Second, these kinds of software programs have played out already in other religious communities. The best one I can think of is the Mormon faith and the attempt to identify the author(s) of the Book of Mormon. Teams made up of mostly Mormons have written software to identify authorship, as have teams of people not affiliated (or no longer affiliated) with the Mormon faith. Not suprisingly, the software of the former tends to find that the Book of Mormon was not authored by Joseph Smith or his contemporaries, from which they conclude this is evidence of a divine origin. While the latter tend to find evidence for the authorship of the Book of Mormon by Joseph Smith or one of his contemporaries. The bottom line is that computer programs tend to find what people want them to find.
Much depends on whether the software can deduce the sources in documents that were not in the minds of the developers and whose sources we know with confidence on other grounds. If it can do that, I will be impressed.

UPDATE (20 July) More here. Also,this e-mail from reader Ed Kaneen came in on the 11th and I've been meaning to post it, so I will do so while I'm linking to this post.
I'm afraid I've only just picked up your post of 5/7 on Computer Source Criticism, and David Clark's comment. As a former computer scientist, I don't feel the criticism is entirely justified in this case. The original paper offered to the Association of Computational Linguistics Conference is available here: http://www.dershowitz.net/files/unsupervised-decomposition-of-a-document-into-authorial-components.pdf.

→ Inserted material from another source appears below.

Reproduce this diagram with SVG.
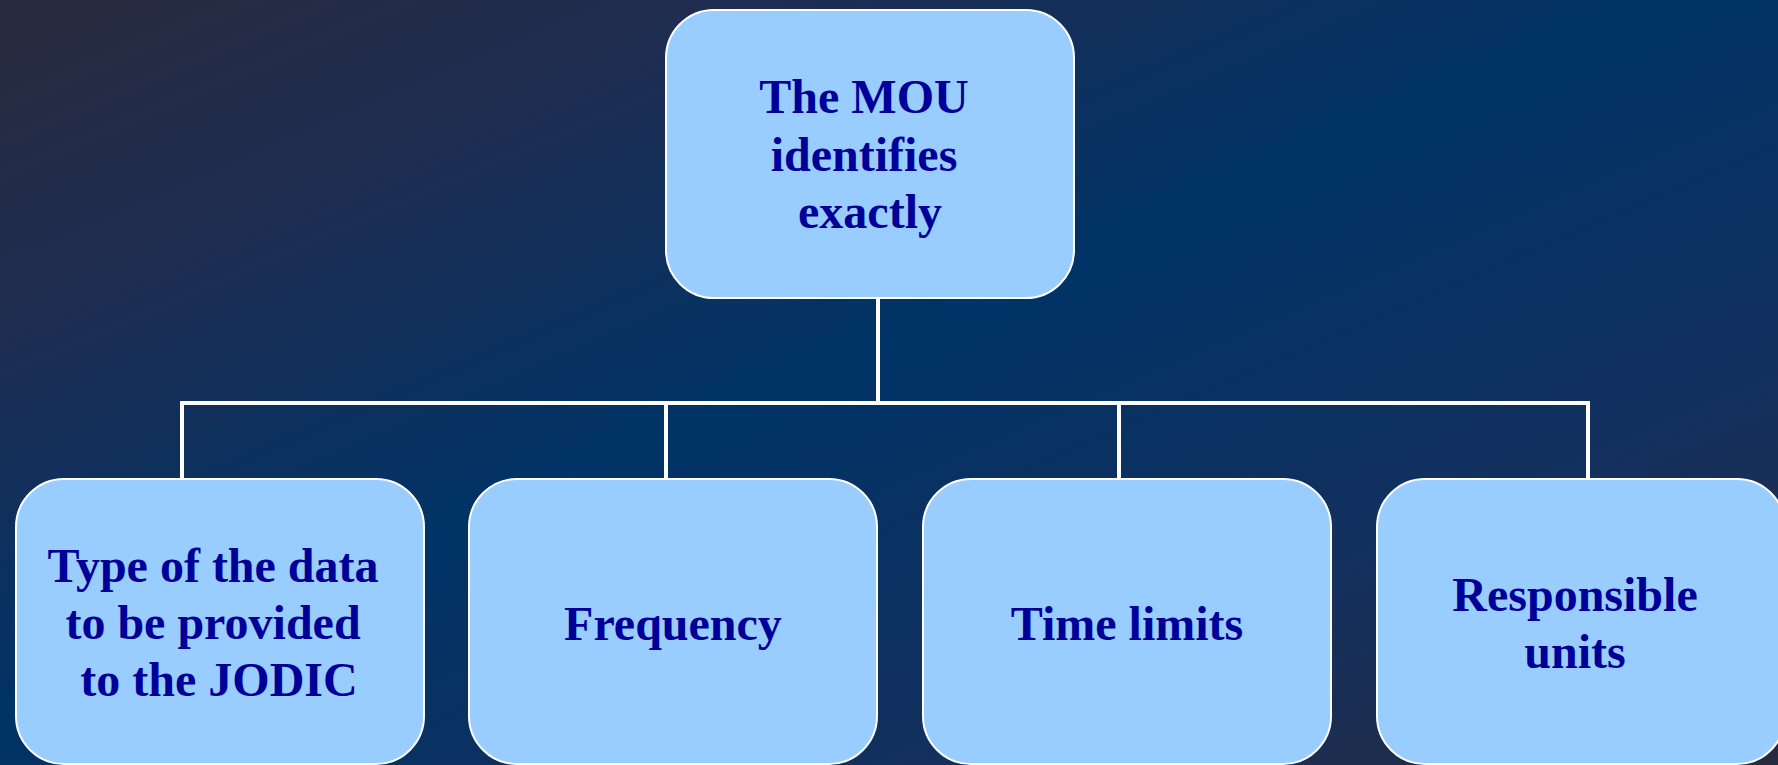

The method used by Koppel et al. is to first of all group units of text according to the presence of synonyms (as defined by Strong's Concordance), on the assumption that one author will prefer one set of synonyms, and another a different set (this is explained under 'Exploiting Synonym Usage' and they give some examples in section 1.3). This, they suggest, fairly reliably assigns portions of texts to separate authors. However, there are not many such synonyms. Therefore, on the basis of the few units that can be separated in this way, they then use the combination of common words (which occur >5 times in 10, unnamed, biblical books) in these already identified sections as a seed from which to automatically learn a measure for discriminating between the remaining non-identified sections. Their test texts consist of random combinations of two biblical books, primarily Jeremiah and Ezekiel but others too. They do this first at the chapter level, and then at the verse level (i.e. by drawing a random number of chapters/verses from Jeremiah, and then a random number from Ezekiel, and so on – described in section 1.6). Their method seems to be remarkably successful at separating these chapters/verses into their correct original books. They likewise claim in their conclusion a 90% success rate in identifying P and non-P in the Pentateuch (based on Driver).

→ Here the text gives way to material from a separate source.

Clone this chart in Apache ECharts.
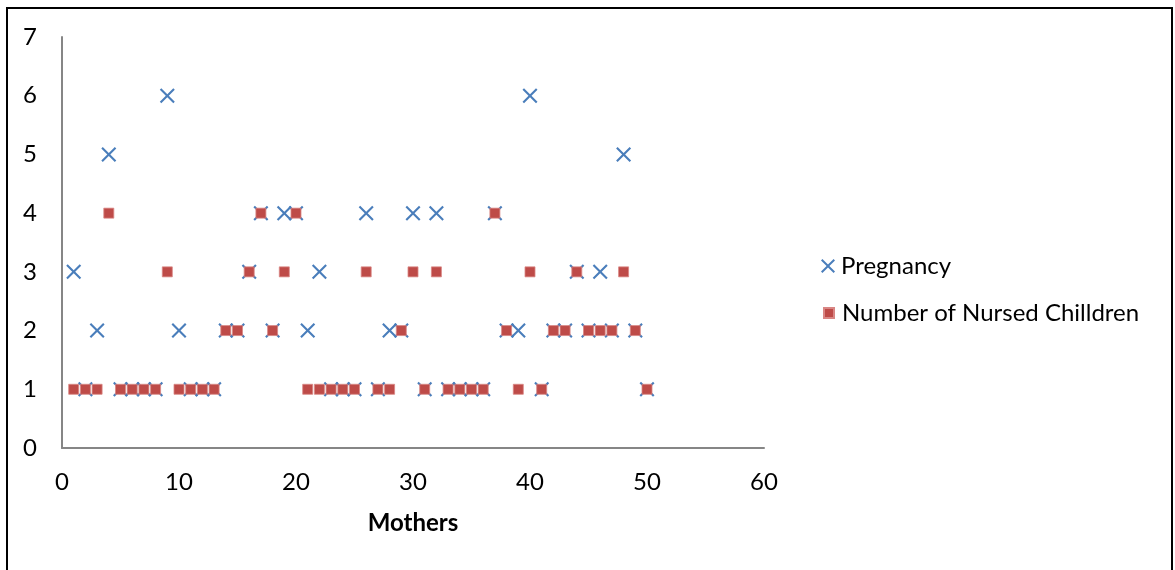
<!DOCTYPE html>
<html>
<head>
<meta charset="utf-8">
<script src="https://cdn.jsdelivr.net/npm/echarts@6/dist/echarts.min.js"></script>
<style>
  html, body { margin: 0; padding: 0; background: #fff; }
  #chart { width: 1175px; height: 570px; }
</style>
</head>
<body>
<div id="chart"></div>
<script>
// Mother index 1..50
const mothers = Array.from({ length: 50 }, (_, i) => i + 1);

// Number of pregnancies per mother
const pregnancy = [
  3, 1, 2, 5, 1, 1, 1, 1, 6, 2,
  1, 1, 1, 2, 2, 3, 4, 2, 4, 4,
  2, 3, 1, 1, 1, 4, 1, 2, 2, 4,
  1, 4, 1, 1, 1, 1, 4, 2, 2, 6,
  1, 2, 2, 3, 2, 3, 2, 5, 2, 1
];

// Number of nursed children per mother
const nursed = [
  1, 1, 1, 4, 1, 1, 1, 1, 3, 1,
  1, 1, 1, 2, 2, 3, 4, 2, 3, 4,
  1, 1, 1, 1, 1, 3, 1, 1, 2, 3,
  1, 3, 1, 1, 1, 1, 4, 2, 1, 3,
  1, 2, 2, 3, 2, 2, 2, 3, 2, 1
];

const xTicks = [0, 10, 20, 30, 40, 50, 60];
const yTicks = [0, 1, 2, 3, 4, 5, 6, 7];

const seriesNames = ['Pregnancy', 'Number of Nursed Chilldren'];

// Filled diagonal cross used as the pregnancy marker
const crossPath = 'path://M0,10 L10,0 L50,40 L90,0 L100,10 L60,50 L100,90 L90,100 L50,60 L10,100 L0,90 L40,50 Z';

const FONT = 'Lato, "Open Sans", sans-serif';
const FS = 24;
const BLUE = '#4a7ebb';
const RED = '#be4b48';

const chart = echarts.init(document.getElementById('chart'), null, { renderer: 'canvas' });

chart.setOption({
  backgroundColor: '#ffffff',
  animation: false,
  textStyle: { fontFamily: FONT },
  graphic: [{
    type: 'rect',
    silent: true,
    z: -10,
    shape: { x: 7, y: 8, width: 1165, height: 620 },
    style: { fill: 'none', stroke: '#000', lineWidth: 2 }
  }],
  grid: { left: 62, top: 37, right: 411, bottom: 122, containLabel: false },
  legend: [
    {
      data: [seriesNames[0]],
      orient: 'vertical',
      left: 821, top: 254,
      padding: 0,
      itemWidth: 14, itemHeight: 14,
      textStyle: { fontFamily: FONT, fontSize: FS, color: '#000', padding: [0, 0, 0, 1] }
    },
    {
      data: [seriesNames[1]],
      orient: 'vertical',
      left: 823, top: 301,
      padding: 0,
      itemWidth: 10, itemHeight: 10,
      textStyle: { fontFamily: FONT, fontSize: FS, color: '#000', padding: [0, 0, 0, 3] }
    }
  ],
  xAxis: {
    type: 'value',
    min: xTicks[0], max: xTicks[xTicks.length - 1], interval: 10,
    name: 'Mothers',
    nameLocation: 'middle',
    nameGap: 63,
    nameTextStyle: { fontFamily: FONT, fontSize: FS, fontWeight: 'bold', color: '#000' },
    axisLine: { show: true, onZero: false, lineStyle: { color: '#868686', width: 2 } },
    axisTick: { show: false },
    splitLine: { show: false },
    axisLabel: { margin: 22, fontFamily: FONT, fontSize: FS, color: '#000' }
  },
  yAxis: {
    type: 'value',
    min: yTicks[0], max: yTicks[yTicks.length - 1], interval: 1,
    axisLine: { show: true, lineStyle: { color: '#868686', width: 2 } },
    axisTick: { show: false },
    splitLine: { show: false },
    axisLabel: { margin: 25, fontFamily: FONT, fontSize: FS, color: '#000' }
  },
  series: [
    {
      name: seriesNames[0],
      type: 'scatter',
      symbol: crossPath,
      symbolSize: 15,
      itemStyle: { color: BLUE, opacity: 1 },
      data: mothers.map((m, i) => [m, pregnancy[i]]),
      z: 2
    },
    {
      name: seriesNames[1],
      type: 'scatter',
      symbol: 'rect',
      symbolSize: 10,
      itemStyle: { color: RED, borderColor: '#d98684', borderWidth: 0.8, opacity: 1 },
      data: mothers.map((m, i) => [m, nursed[i]]),
      z: 3
    }
  ]
});
</script>
</body>
</html>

The point of the above description is that their method is essentially automated, and not dependent on the results they are trying to find. Having said that, of course they will optimise the method to get better results, that is the point isn't it? Nevertheless, I suggest there is at least one problem with both the method and this experiment. With respect to the method, the assumption that there are exactly two authors for a text is a significant restriction – can this be overcome or does the lack of data make the method unreliable for innumerable authors? What results would have been given by applying the method to, say, Ezekiel alone? If the two-author restriction cannot be overcome then it not useful to biblical studies, except perhaps as some measure of confirmation of pre-existing hypotheses. The problem with the experiment is how reliable is the combination of KJV and Strong's Concordance in identifying synonyms, and where does a style of deliberately using synonyms for variety fit into this? In this case however, we should bear in mind that their primary interest is in the novel computational method used, rather than the problem of biblical authorship.

In sum, this is an impressive result, but unsurprisingly relies on the quality of biblical scholarship at its source.